Originally Posted by Danh
The OP's issue is with fuel dilution and the Honda 1.5T is a serial offender. UOAs here regularly show a 0w-20 diluting from an 8.xx cSt @ 100C to 6.xx. It seems reasonable to assume the HTHS would also suffer degradation from the 2.6 minimum to something in the low 2s, too. Is this harmful to engine? Who knows, but it can't be a good thing. So while there's nothing inherently wrong with an 0w-20 and there are tons of high mileage examples out there, applying this logic to fuel diluters may not be appropriate. Now that my diluting Honda CRV is past warranty I've moved on to a light 5w-30: it'll become a 20-weight soon enough.

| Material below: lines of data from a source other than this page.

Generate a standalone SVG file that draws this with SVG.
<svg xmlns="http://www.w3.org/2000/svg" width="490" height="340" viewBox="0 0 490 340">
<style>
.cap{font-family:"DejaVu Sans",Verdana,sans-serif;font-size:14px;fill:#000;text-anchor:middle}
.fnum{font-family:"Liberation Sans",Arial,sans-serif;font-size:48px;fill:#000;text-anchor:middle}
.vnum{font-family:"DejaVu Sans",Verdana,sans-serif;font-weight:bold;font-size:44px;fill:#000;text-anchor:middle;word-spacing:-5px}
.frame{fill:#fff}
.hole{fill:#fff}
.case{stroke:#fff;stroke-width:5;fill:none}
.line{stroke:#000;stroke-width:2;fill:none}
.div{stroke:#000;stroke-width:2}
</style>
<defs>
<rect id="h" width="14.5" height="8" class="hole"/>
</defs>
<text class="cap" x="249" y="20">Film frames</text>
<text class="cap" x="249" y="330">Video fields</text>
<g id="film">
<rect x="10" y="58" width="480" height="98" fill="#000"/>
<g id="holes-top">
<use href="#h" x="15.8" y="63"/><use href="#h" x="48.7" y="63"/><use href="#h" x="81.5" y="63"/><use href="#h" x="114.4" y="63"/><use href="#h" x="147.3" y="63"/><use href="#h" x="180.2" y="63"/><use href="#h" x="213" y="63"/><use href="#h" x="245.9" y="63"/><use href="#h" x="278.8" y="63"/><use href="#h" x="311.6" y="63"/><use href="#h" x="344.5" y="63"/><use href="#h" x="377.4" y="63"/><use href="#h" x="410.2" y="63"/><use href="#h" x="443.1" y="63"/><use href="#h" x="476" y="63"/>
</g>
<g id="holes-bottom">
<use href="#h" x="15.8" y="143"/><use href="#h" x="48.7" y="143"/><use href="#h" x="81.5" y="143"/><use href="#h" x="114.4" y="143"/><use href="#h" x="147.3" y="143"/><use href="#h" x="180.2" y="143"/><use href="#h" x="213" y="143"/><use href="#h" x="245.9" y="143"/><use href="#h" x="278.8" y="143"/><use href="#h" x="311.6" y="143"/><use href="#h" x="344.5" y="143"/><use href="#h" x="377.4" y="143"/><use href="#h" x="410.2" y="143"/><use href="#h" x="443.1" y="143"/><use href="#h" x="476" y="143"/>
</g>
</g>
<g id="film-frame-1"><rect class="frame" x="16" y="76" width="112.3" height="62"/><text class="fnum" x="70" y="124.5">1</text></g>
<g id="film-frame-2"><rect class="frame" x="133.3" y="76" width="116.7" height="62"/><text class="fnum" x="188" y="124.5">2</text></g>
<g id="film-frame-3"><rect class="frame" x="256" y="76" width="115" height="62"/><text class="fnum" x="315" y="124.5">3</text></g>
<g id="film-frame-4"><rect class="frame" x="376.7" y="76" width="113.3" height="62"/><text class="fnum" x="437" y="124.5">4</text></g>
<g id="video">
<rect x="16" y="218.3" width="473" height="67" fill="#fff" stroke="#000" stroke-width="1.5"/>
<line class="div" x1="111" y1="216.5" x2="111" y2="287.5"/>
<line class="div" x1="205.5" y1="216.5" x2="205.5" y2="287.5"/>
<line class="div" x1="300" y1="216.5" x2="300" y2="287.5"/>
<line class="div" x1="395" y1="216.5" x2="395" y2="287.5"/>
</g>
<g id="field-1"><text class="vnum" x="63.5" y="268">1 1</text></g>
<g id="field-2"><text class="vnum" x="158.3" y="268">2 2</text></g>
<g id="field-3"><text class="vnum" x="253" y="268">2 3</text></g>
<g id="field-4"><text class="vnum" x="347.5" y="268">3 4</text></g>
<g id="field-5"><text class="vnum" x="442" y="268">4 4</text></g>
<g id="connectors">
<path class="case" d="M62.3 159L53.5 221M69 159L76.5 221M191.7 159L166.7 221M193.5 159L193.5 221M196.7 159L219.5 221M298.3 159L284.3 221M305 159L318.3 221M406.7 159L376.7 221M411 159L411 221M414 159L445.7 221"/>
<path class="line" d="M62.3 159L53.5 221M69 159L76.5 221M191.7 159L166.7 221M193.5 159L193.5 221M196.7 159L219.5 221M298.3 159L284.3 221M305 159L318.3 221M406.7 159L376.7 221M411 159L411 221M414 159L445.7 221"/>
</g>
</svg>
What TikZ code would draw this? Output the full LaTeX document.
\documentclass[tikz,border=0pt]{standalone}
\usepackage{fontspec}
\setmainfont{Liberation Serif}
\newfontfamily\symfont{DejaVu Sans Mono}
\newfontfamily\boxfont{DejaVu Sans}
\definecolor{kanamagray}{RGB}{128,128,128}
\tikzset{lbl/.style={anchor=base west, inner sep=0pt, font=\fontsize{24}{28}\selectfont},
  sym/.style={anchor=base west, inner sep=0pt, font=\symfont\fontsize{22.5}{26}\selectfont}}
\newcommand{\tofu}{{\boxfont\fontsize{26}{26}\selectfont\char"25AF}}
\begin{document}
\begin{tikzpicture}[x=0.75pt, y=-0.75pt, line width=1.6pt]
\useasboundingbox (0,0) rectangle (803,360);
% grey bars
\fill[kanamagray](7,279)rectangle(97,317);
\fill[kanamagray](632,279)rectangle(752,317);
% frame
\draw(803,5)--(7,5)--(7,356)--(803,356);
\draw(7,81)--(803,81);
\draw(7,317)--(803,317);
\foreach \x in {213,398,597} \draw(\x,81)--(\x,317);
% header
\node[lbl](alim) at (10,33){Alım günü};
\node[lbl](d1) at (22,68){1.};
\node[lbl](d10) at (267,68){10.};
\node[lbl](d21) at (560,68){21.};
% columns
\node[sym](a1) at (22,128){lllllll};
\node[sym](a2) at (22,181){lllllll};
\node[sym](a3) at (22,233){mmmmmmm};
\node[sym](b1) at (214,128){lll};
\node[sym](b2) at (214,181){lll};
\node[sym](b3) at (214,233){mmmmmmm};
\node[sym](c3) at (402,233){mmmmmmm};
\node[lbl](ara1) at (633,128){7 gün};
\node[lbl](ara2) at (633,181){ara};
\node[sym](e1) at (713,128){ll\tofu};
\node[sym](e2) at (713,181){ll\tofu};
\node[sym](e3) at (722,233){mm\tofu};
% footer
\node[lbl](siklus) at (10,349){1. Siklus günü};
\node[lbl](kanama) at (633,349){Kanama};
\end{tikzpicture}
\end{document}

Originally Posted by Eddddd
IMO. 0W20 oils do not necessarily cause more engine wear and switching to a xW30 will not necessarily protect your engine better for a vehicle that is spec'd for 0W20. Now I'll probably get attacked by forum members and wanna be engineers about how xW30 oil is better and xW30 oil's HTHS, MOFT numbers, CAFE, engine spec'd differently in other countries, etc. While it does matters somewhat, again it doesn't mean 0W20 is a bad oil grade and it is not protecting your engine properly or that x30 will protect better. In some instances but not all, going to a higher grade may cause more wear. Especially with VVT. The oil won't form a consistent lubricating film, allowing metal-to-metal contact and wear. If an engine was designed specifically to use a lower-viscosity 0W-20, its lower viscosity allows it to flow faster and fill the tiny clearances between parts, leading to a durable, consistent lubricating film. Yes I know there are engines in the US that are overseas and is spec'd differently in other countries but who's to say the ECM is not programmed differently or they use a that different VCT (cam phaser) calibrated to that weight of oil? In the beginning W20 was primarily for CAFE regulations but it's been almost or over 20 years since then. To say it is strictly CAFE related nowadays is not entirely true. Most likely going to a x30W for an engine spec'd for a 0W20 oil will not harm anything but the argument that a x30 oil will protect better, I don't buy it. I have used 0W20 oil on my cars that are spec'd for 0W20 and conducted oil analysis with no issues. 0W20 is a robust and synthetic oil that will protect your engine. At the end of the day do you and do the research. You will see many on this forum that will tell you 0W20 is great oil and vehicles with 200,000+ miles on their car using 0W20.
Originally Posted by aquariuscsm
Is this a 0W20 spec engine? It's looking like more and more people are running a W30 in W20 spec engines, me included. Makes me wonder if in fact a W30 oil is better at protecting an engine from wear than a W20.